Let $F \subset \mathbb{R}$ be a closed set and define the distance from $x \in \mathbb{R}$ to $F$ by $d(x,F)= \inf_{y \in F} |x−y|.$
Prove that
$$\lim_{x\to y} \frac{d(x, F )}{|x−y|} = 0$$ for a.e. $y \in F$.
Hint: Consider Lebesgue points of F.
I am not sure where to begin on this question. Any suggestions? Thanks.

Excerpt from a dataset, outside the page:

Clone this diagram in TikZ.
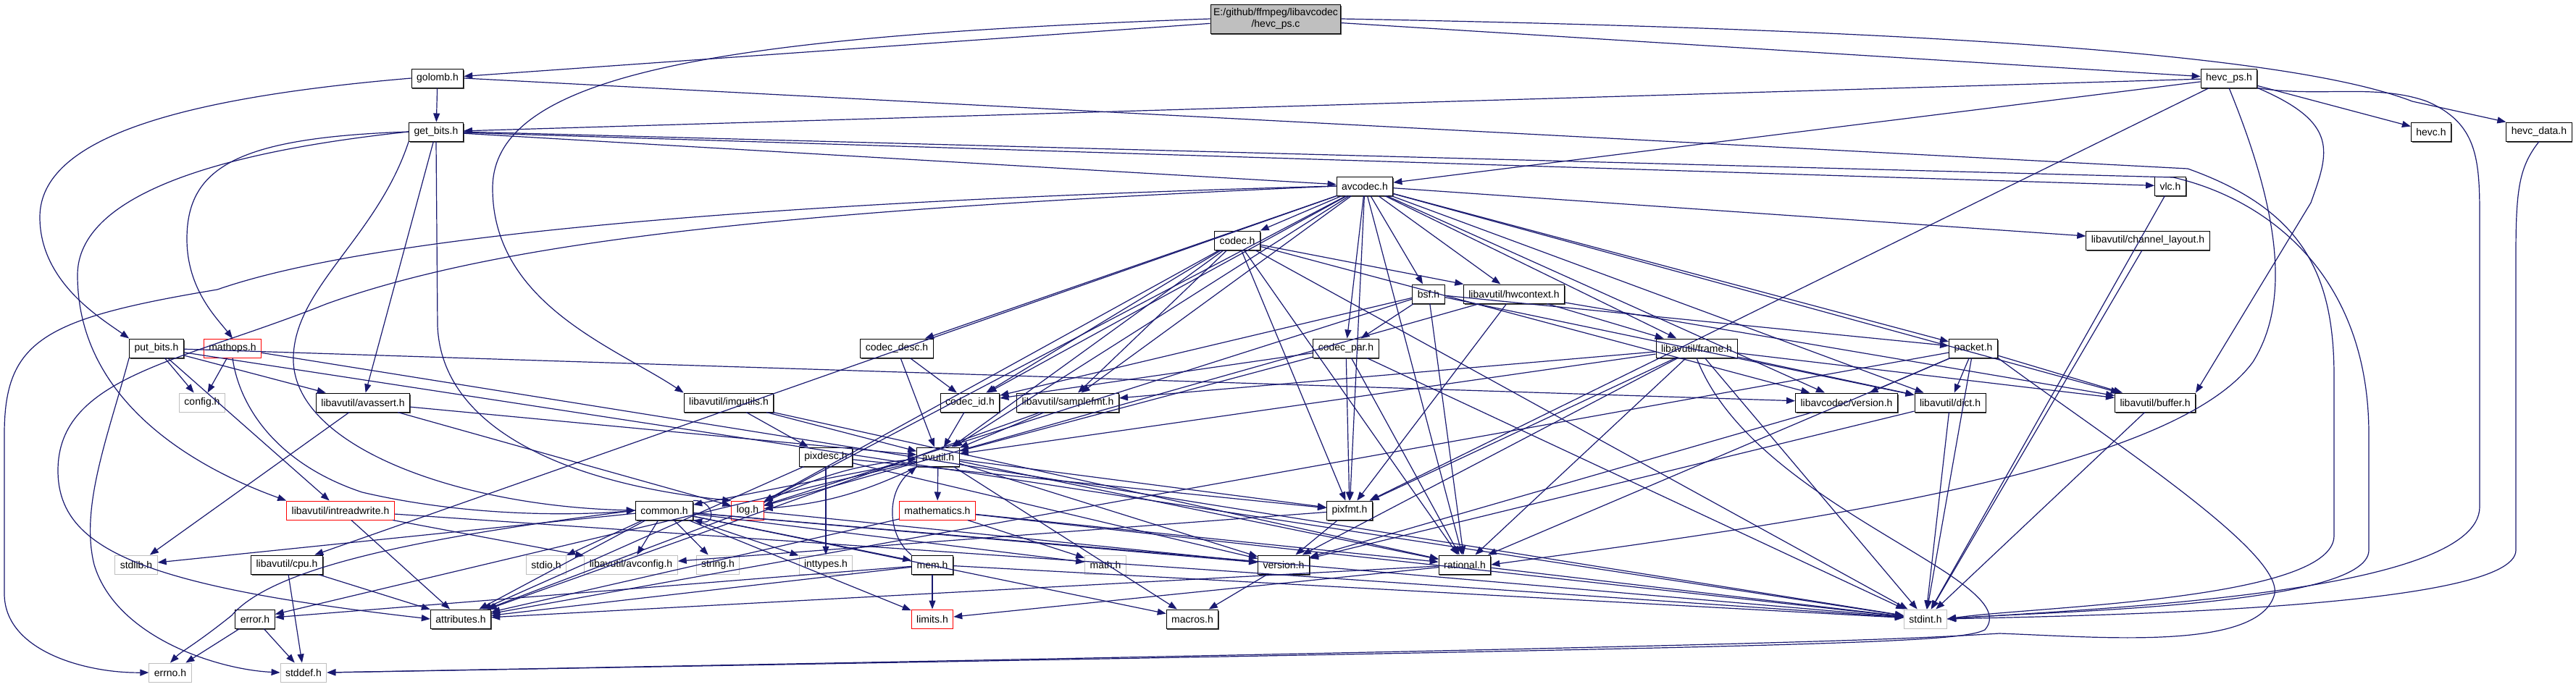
\documentclass[tikz,border=0pt]{standalone}
\usepackage{fontspec}
\setmainfont{Liberation Sans}
\usetikzlibrary{arrows.meta,shadows}
\definecolor{inclblue}{HTML}{191970}
\definecolor{sysgray}{HTML}{BFBFBF}
\tikzset{
  plainbox/.style={draw=black,fill=white,line width=0.5pt,font=\fontsize{7}{8}\selectfont,
    inner xsep=3.5pt,inner ysep=0pt,minimum height=13pt},
  filebox/.style={plainbox,
    drop shadow={shadow xshift=0.6pt,shadow yshift=-0.9pt,fill=black!70,opacity=1}},
  redbox/.style={plainbox,draw=red},
  sysbox/.style={plainbox,draw=sysgray},
  rootbox/.style={filebox,fill=sysgray,align=center,inner xsep=2pt,minimum height=20pt},
  incl/.style={draw=inclblue,line width=0.6pt,-{Triangle[length=6pt,width=4.5pt]}}
}
\begin{document}
\begin{tikzpicture}[x=0.5pt,y=-0.5pt]
\fill[white] (0,0) rectangle (3556,948);
\useasboundingbox (0,0) rectangle (3556,948);
% ranks 0-3
\node[rootbox] (root) at (1761,26) {E:/github/ffmpeg/libavcodec\\/hevc\_ps.c};
\node[filebox] (golomb) at (604,108) {golomb.h};
\node[filebox] (hevcps) at (3077,108) {hevc\_ps.h};
\node[filebox] (getbits) at (602,182) {get\_bits.h};
\node[filebox] (hevc) at (3356,182) {hevc.h};
\node[filebox] (hevcdata) at (3505,182) {hevc\_data.h};
\node[filebox] (avcodec) at (1884,257) {avcodec.h};
\node[filebox] (vlc) at (2996,257) {vlc.h};
% ranks 4-6
\node[filebox] (codec) at (1708,332) {codec.h};
\node[filebox] (chlayout) at (2965,332) {libavutil/channel\_layout.h};
\node[filebox] (bsf) at (1972,406) {bsf.h};
\node[filebox] (hwcontext) at (2090,406) {libavutil/hwcontext.h};
\node[filebox] (putbits) at (216,481) {put\_bits.h};
\node[redbox] (mathops) at (321,481) {mathops.h};
\node[filebox] (codecdesc) at (1238,481) {codec\_desc.h};
\node[filebox] (codecpar) at (1858,481) {codec\_par.h};
\node[filebox] (frame) at (2342,481) {libavutil/frame.h};
\node[filebox] (packet) at (2724,481) {packet.h};
% ranks 7-8
\node[sysbox] (config) at (279,556) {config.h};
\node[filebox] (avassert) at (501,556) {libavutil/avassert.h};
\node[filebox] (imgutils) at (1006,556) {libavutil/imgutils.h};
\node[filebox] (codecid) at (1339,556) {codec\_id.h};
\node[filebox] (samplefmt) at (1474,556) {libavutil/samplefmt.h};
\node[filebox] (lavcversion) at (2549,556) {libavcodec/version.h};
\node[filebox] (dict) at (2692,556) {libavutil/dict.h};
\node[filebox] (buffer) at (2975,556) {libavutil/buffer.h};
\node[filebox] (pixdesc) at (1140,631) {pixdesc.h};
\node[filebox] (avutil) at (1295,631) {avutil.h};
% ranks 9-12
\node[redbox] (intreadwrite) at (470,705) {libavutil/intreadwrite.h};
\node[filebox] (common) at (917,705) {common.h};
\node[redbox] (log) at (1032,705) {log.h};
\node[redbox] (mathematics) at (1294,705) {mathematics.h};
\node[filebox] (pixfmt) at (1863,705) {pixfmt.h};
\node[sysbox] (stdlib) at (188,780) {stdlib.h};
\node[filebox] (cpu) at (396,780) {libavutil/cpu.h};
\node[sysbox] (stdio) at (754,780) {stdio.h};
\node[sysbox] (avconfig) at (871,780) {libavutil/avconfig.h};
\node[sysbox] (string) at (991,780) {string.h};
\node[sysbox] (inttypes) at (1140,780) {inttypes.h};
\node[filebox] (mem) at (1287,780) {mem.h};
\node[sysbox] (math) at (1526,780) {math.h};
\node[filebox] (version) at (1772,780) {version.h};
\node[filebox] (rational) at (2022,780) {rational.h};
\node[filebox] (error) at (352,855) {error.h};
\node[filebox] (attributes) at (636,855) {attributes.h};
\node[redbox] (limits) at (1287,855) {limits.h};
\node[filebox] (macros) at (1646,855) {macros.h};
\node[sysbox] (stdint) at (2658,855) {stdint.h};
\node[sysbox] (errno) at (235,929) {errno.h};
\node[sysbox] (stddef) at (419,929) {stddef.h};

% straight includes
\foreach \s/\t in {root/golomb,root/hevcps,golomb/getbits,
  hevcps/getbits,hevcps/avcodec,hevcps/pixfmt,hevcps/hevc,
  getbits/avcodec,getbits/vlc,getbits/avassert,
  putbits/config,putbits/avassert,putbits/intreadwrite,putbits/stdint,putbits/lavcversion,
  mathops/config,mathops/stdint,
  avcodec/codec,avcodec/codecdesc,avcodec/codecid,avcodec/codecpar,avcodec/packet,
  avcodec/bsf,avcodec/lavcversion,avcodec/samplefmt,avcodec/avutil,avcodec/buffer,
  avcodec/cpu,avcodec/chlayout,avcodec/dict,avcodec/frame,avcodec/hwcontext,
  avcodec/log,avcodec/pixfmt,avcodec/rational,
  vlc/stdint,chlayout/stdint,
  codec/stdint,codec/avutil,codec/hwcontext,codec/log,codec/pixfmt,codec/rational,
  codec/samplefmt,codec/codecid,codec/lavcversion,
  bsf/dict,bsf/log,bsf/rational,bsf/codecid,bsf/codecpar,bsf/packet,
  hwcontext/buffer,hwcontext/frame,hwcontext/log,hwcontext/pixfmt,
  codecdesc/avutil,codecdesc/codecid,
  codecpar/stdint,codecpar/avutil,codecpar/rational,codecpar/pixfmt,codecpar/codecid,
  frame/stdint,frame/avutil,frame/buffer,frame/dict,frame/rational,frame/samplefmt,
  frame/pixfmt,frame/version,
  packet/stdint,packet/attributes,packet/buffer,packet/dict,packet/rational,packet/lavcversion,
  avassert/stdlib,avassert/avutil,avassert/log,
  imgutils/avutil,imgutils/pixdesc,imgutils/rational,
  codecid/avutil,samplefmt/avutil,samplefmt/attributes,
  lavcversion/version,dict/stdint,dict/version,buffer/stdint,
  pixdesc/inttypes,pixdesc/attributes,pixdesc/pixfmt,pixdesc/version,
  avutil/common,avutil/error,avutil/rational,avutil/version,avutil/macros,
  avutil/mathematics,avutil/pixfmt,
  intreadwrite/stdint,intreadwrite/avconfig,intreadwrite/attributes,
  common/inttypes,common/limits,common/math,common/stdint,common/stdio,common/stdlib,
  common/string,common/attributes,common/macros,common/version,common/avconfig,common/mem,
  log/attributes,log/version,
  mathematics/stdint,mathematics/math,mathematics/attributes,mathematics/rational,
  pixfmt/avconfig,pixfmt/version,cpu/stddef,cpu/attributes,
  mem/limits,mem/stdint,mem/attributes,mem/error,
  version/macros,rational/stdint,rational/limits,rational/attributes,
  error/errno,error/stddef}
  \draw[incl] (\s) -- (\t);

% routed includes
\draw[incl] (root.west) .. controls (1000,50) and (680,100) .. (680,260) .. controls (680,420) and (850,480) .. (imgutils.north west);
\draw[incl] (root.east) .. controls (2600,40) and (3150,70) .. (3330,140) -- (hevcdata.north west);
\draw[incl] (golomb.west) .. controls (250,135) and (55,190) .. (55,300) .. controls (55,390) and (140,440) .. (putbits.north west);
\draw[incl] (golomb.east) -- (3020,233) .. controls (3180,290) and (3222,380) .. (3222,520) -- (3222,740) .. controls (3222,830) and (2800,838) .. (stdint.east);
\draw[incl] (getbits.east) -- (3000,245) .. controls (3130,275) and (3270,380) .. (3270,600) -- (3270,760) .. controls (3270,840) and (2800,845) .. (stdint.east);
\draw[incl] (getbits.west) .. controls (330,190) and (258,230) .. (258,330) .. controls (258,400) and (300,440) .. (mathops.north);
\draw[incl] (getbits.west) .. controls (300,210) and (107,270) .. (107,380) .. controls (107,560) and (280,650) .. (intreadwrite.north west);
\draw[incl] (getbits.south west) .. controls (520,330) and (402,400) .. (405,500) .. controls (410,620) and (640,700) .. (common.west);
\draw[incl] (getbits.south) -- (604,450) .. controls (610,600) and (800,670) .. (log.north west);
\draw[incl] (hevcps.south east) .. controls (3230,170) and (3215,210) .. (3190,280) -- (buffer.north east);
\draw[incl] (hevcps.south) .. controls (3150,300) and (3160,420) .. (3110,500) .. controls (3000,650) and (2500,720) .. (rational.east);
\draw[incl] (hevcps.south east) .. controls (3200,135) and (3280,115) .. (3350,140) .. controls (3420,170) and (3423,220) .. (3423,300) -- (3423,700) .. controls (3423,820) and (2900,840) .. (stdint.east);
\draw[incl] (hevcdata.south) .. controls (3478,230) and (3473,260) .. (3473,350) -- (3473,760) .. controls (3473,840) and (2900,850) .. (stdint.east);
\draw[incl] (putbits.south west) .. controls (150,600) and (110,700) .. (130,780) .. controls (160,880) and (300,925) .. (stddef.west);
\draw[incl] (mathops.south) .. controls (330,560) and (380,640) .. (500,680) .. controls (650,715) and (800,712) .. (common.west);
\draw[incl] (avcodec.west) .. controls (1100,290) and (700,330) .. (450,420) .. controls (250,500) and (80,520) .. (80,650) .. controls (80,760) and (200,810) .. (attributes.west);
\draw[incl] (avcodec.west) .. controls (1000,280) and (500,330) .. (300,400) .. controls (60,440) and (6,470) .. (6,600) -- (6,820) .. controls (6,900) and (120,930) .. (errno.west);
\draw[incl] (frame.south) .. controls (2420,700) and (2800,800) .. (2740,870) .. controls (2700,890) and (2500,893) .. (stddef.east);
\draw[incl] (packet.south east) .. controls (2900,600) and (3150,760) .. (3140,820) .. controls (3120,900) and (2900,880) .. (2760,875) .. controls (2600,885) and (2400,893) .. (stddef.east);
\draw[incl] (common.west) .. controls (600,740) and (380,780) .. (320,850) .. controls (270,890) and (250,900) .. (errno.north);
\draw[incl] (common.north east) .. controls (985,690) and (990,725) .. (common.south east);
\draw[incl] (avutil) to[bend left=10] (log);
\draw[incl] (log) to[bend left=10] (avutil);
\draw[incl] (mem.north west) .. controls (1225,740) and (1222,680) .. (avutil.south west);
\end{tikzpicture}
\end{document}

The quickest way to obtain the result you seek is to appeal to Rademacher's Theorem since the distance function is $1$-Lipschitz and since this function attains its minimum at $y\in F$ the derivative can only be $0$. I suspect this is not available to you (just thought it might be interesting) so we proceed as follows:
If $x\in F$ then we have $\frac{d(x,F)}{\lvert x-y\rvert}=0$ so we only worry about $x\in F^{c}$. In this case we denote by $z_{x}\in F\cap[x,y]$ the closest point to $x$ in $[x,y]$ that belongs to $F$. Notice that it must be that $(x,z_{x})\subset F^{c}$ by the definition of $z_{x}$. So we have:
$0\le\frac{d(x,F)}{\lvert x-y\rvert}\le\frac{\lvert x-z_{x}\rvert}{\lvert x-y\rvert}=\frac{m((z_{x},x))}{\lvert x-y\rvert}\le\frac{m(F^{c}\cap(x,y))}{m((x,y))}\to0$.
if $y$ is a Lebesgue point of $F$. Thus, at Lebesgue points of $F$ the derivative exists and is $0$. Since almost every point is a Lebesgue point we conclude that the derivative exists almost everywhere.